Jenny told me that last night, until 12:30 p.m., she and Kip (director of nursing) and Sarah (business manager) had met together about how they might approach the VA for either a one-time contract to take care of Bob, or becoming a VA contracted facility for northern New Mexico (currently there are none in northern NM). I was pleasantly and humbly amazed and flabbergasted that these three people whom we hardly know have cared so much about us that they would give up an entire evening, literally working late into the night to try to help us be able to stay here in Taos.

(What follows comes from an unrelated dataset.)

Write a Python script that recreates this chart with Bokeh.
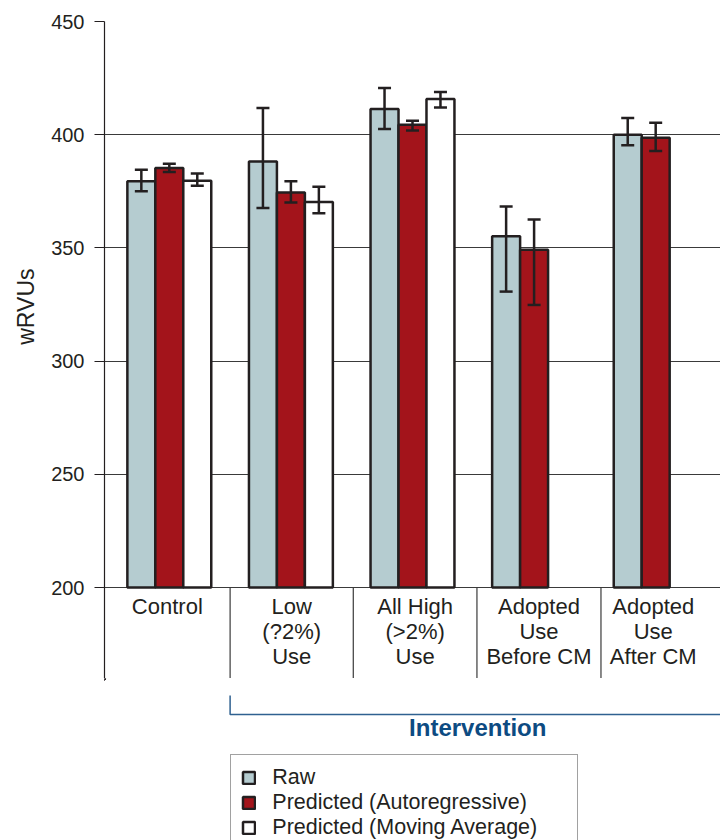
from bokeh.plotting import figure
from bokeh.models import (Range1d, ColumnDataSource, Whisker, TeeHead, Legend,
                          LegendItem, FixedTicker, Title)
from bokeh.layouts import column
from bokeh.core.properties import value
from bokeh.embed import file_html
from bokeh.resources import INLINE

# ---------------- data ----------------
categories = ["Control", "Low\n(?2%)\nUse", "All High\n(>2%)\nUse",
              "Adopted\nUse\nBefore CM", "Adopted\nUse\nAfter CM"]
series_names = ["Raw", "Predicted (Autoregressive)", "Predicted (Moving Average)"]

raw = [379.4, 388.2, 411.3, 355.1, 400.0]
raw_lo = [375.0, 367.6, 402.5, 330.7, 395.3]
raw_hi = [384.5, 411.8, 420.6, 368.3, 407.4]

ar = [385.3, 374.5, 404.4, 349.2, 398.7]
ar_lo = [383.5, 370.0, 401.8, 324.8, 392.8]
ar_hi = [387.2, 379.4, 406.2, 362.5, 405.3]

ma = [379.7, 370.3, 415.8, None, None]
ma_lo = [377.4, 365.3, 412.0, None, None]
ma_hi = [382.9, 377.0, 418.9, None, None]

group_label = "Intervention"
y_label = "wRVUs"
y_ticks = [200, 250, 300, 350, 400, 450]

# ---------------- styling / layout ----------------
FONT = "Liberation Sans"
EDGE = "#231f20"
GRID = "#3a3a3a"
FILLS = ["#b5ccd0", "#a3141b", "#ffffff"]
BLUE_LINE = "#2f6190"
BLUE_TEXT = "#0d4b82"
BAR_W = 0.23
OFFSETS = [-0.23, 0.0, 0.23]
X_LO, X_HI = -0.533, 4.533
Y_LO, Y_HI = 200, 450
TOP_PX = 21          # space above the 450 line
PLOT_PX = 566        # pixels between 200 and 450
LABEL_PX = 91        # label strip below the 200 line
PX_PER_UNIT = PLOT_PX / (Y_HI - Y_LO)
Y_FLOOR = Y_LO - LABEL_PX / PX_PER_UNIT
CELL_EDGES = [X_LO, 0.5, 1.513, 2.53, 3.55, 4.41]
W = 720
LEFT = 102
H1 = TOP_PX + PLOT_PX + LABEL_PX
H2 = 840 - H1

p = figure(width=W, height=H1, x_range=Range1d(X_LO, X_HI),
           y_range=Range1d(Y_FLOOR, Y_HI), x_axis_location=None,
           output_backend="svg", toolbar_location=None,
           min_border_left=LEFT, min_border_right=0, min_border_top=TOP_PX,
           min_border_bottom=0)
p.outline_line_color = None
p.background_fill_color = "white"
p.border_fill_color = "white"
p.xgrid.visible = False
p.ygrid.ticker = FixedTicker(ticks=y_ticks)
p.ygrid.grid_line_color = GRID
p.ygrid.grid_line_width = 1.2

ax = p.yaxis[0]
ax.ticker = FixedTicker(ticks=y_ticks)
ax.major_label_text_font = FONT
ax.major_label_text_font_size = "20px"
ax.major_label_text_color = EDGE
ax.major_label_standoff = 10
ax.major_tick_out = 10
ax.major_tick_in = 0
ax.minor_tick_out = 0
ax.minor_tick_in = 0
ax.axis_line_color = EDGE
ax.axis_line_width = 1.2
ax.major_tick_line_color = EDGE
ax.major_tick_line_width = 1.2

# y-axis title, placed over the 200-450 span (the frame also holds the label strip)
p.add_layout(Title(text=y_label, align="right", offset=247, standoff=20,
                   text_font=FONT, text_font_size="23px",
                   text_font_style="normal", text_color=EDGE), "left")

all_series = [(raw, raw_lo, raw_hi), (ar, ar_lo, ar_hi), (ma, ma_lo, ma_hi)]
for k, (vals, lo, hi) in enumerate(all_series):
    idx = [i for i, v in enumerate(vals) if v is not None]
    src = ColumnDataSource(dict(
        x=[i + OFFSETS[k] for i in idx],
        top=[vals[i] for i in idx],
        lo=[lo[i] for i in idx],
        hi=[hi[i] for i in idx],
    ))
    p.vbar(x="x", top="top", bottom=Y_LO, width=BAR_W, source=src,
           fill_color=FILLS[k], line_color=EDGE, line_width=2.5)
    w = Whisker(base="x", lower="lo", upper="hi", source=src,
                line_color=EDGE, line_width=2.5, level="overlay",
                upper_head=TeeHead(size=13, line_color=EDGE, line_width=2.5),
                lower_head=TeeHead(size=13, line_color=EDGE, line_width=2.5))
    p.add_layout(w)

# cell dividers in the label strip
div_x = CELL_EDGES[1:-1]
p.segment(x0=div_x, y0=[Y_LO] * len(div_x), x1=div_x, y1=[Y_FLOOR] * len(div_x),
          line_color=GRID, line_width=1.2)

# multi-line category labels
lx, ly, lt = [], [], []
for i, cat in enumerate(categories):
    cx = (CELL_EDGES[i] + CELL_EDGES[i + 1]) / 2
    for j, line in enumerate(cat.split("\n")):
        lx.append(cx)
        ly.append(Y_LO - (18.5 + 25.3 * j) / PX_PER_UNIT)
        lt.append(line)
p.text(x=lx, y=ly, text=lt, text_align="center", text_baseline="alphabetic",
       text_font=value(FONT), text_font_size=value("22px"), text_color=EDGE)

# ---------------- bottom panel: bracket and legend ----------------
p2 = figure(width=W, height=H2, x_range=p.x_range, y_range=Range1d(H2, 0),
            x_axis_location=None, y_axis_location=None,
            output_backend="svg", toolbar_location=None,
            min_border_left=LEFT, min_border_right=0, min_border_top=0,
            min_border_bottom=0)
p2.outline_line_color = None
p2.grid.visible = False
p2.background_fill_color = "white"
p2.border_fill_color = "white"

p2.line(x=[CELL_EDGES[1], CELL_EDGES[1], X_HI], y=[17, 36, 36],
        line_color=BLUE_LINE, line_width=1.5)
p2.text(x=[(CELL_EDGES[1] + X_HI) / 2 + 0.02], y=[48.5], text=[group_label],
        text_align="center", text_baseline="alphabetic",
        text_font=value(FONT), text_font_size=value("24px"),
        text_font_style="bold", text_color=BLUE_TEXT)

# legend swatches (renderers kept outside the visible range)
items = []
for k, name in enumerate(series_names):
    r = p2.vbar(x=[X_LO - 5], top=[1], bottom=0, width=BAR_W, fill_color=FILLS[k],
                line_color=EDGE, line_width=2.5)
    items.append(LegendItem(label=name, renderers=[r]))
legend = Legend(items=items, location=(126.3, -10.7), orientation="vertical",
                padding=10, spacing=0, margin=0, label_height=25,
                label_width=295, glyph_width=15, glyph_height=15,
                label_standoff=16, label_text_font=FONT,
                label_text_font_size="21.5px", label_text_color=EDGE,
                border_line_color="#444444", border_line_width=1.2,
                background_fill_color="white", background_fill_alpha=1.0)
p2.add_layout(legend, "center")

layout = column(p, p2, spacing=0)
open("out.html", "w").write(file_html(layout, INLINE))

Of course, they still have a lot of "leg work" to do, beginning Monday (although a staff member was already dispatched to the local VA clinic this past week with the mission of obtaining the proper contact information for this group to initiate their plan.) And, of course, the VA may not end up collaborating in this attempt. But the fact that these three are even working on this means more to me than I can say. There are good people. There is compassion. There are angels. May their kind and dedicated hearts be rewarded with success, on our behalf, and on behalf of all the vets in this area.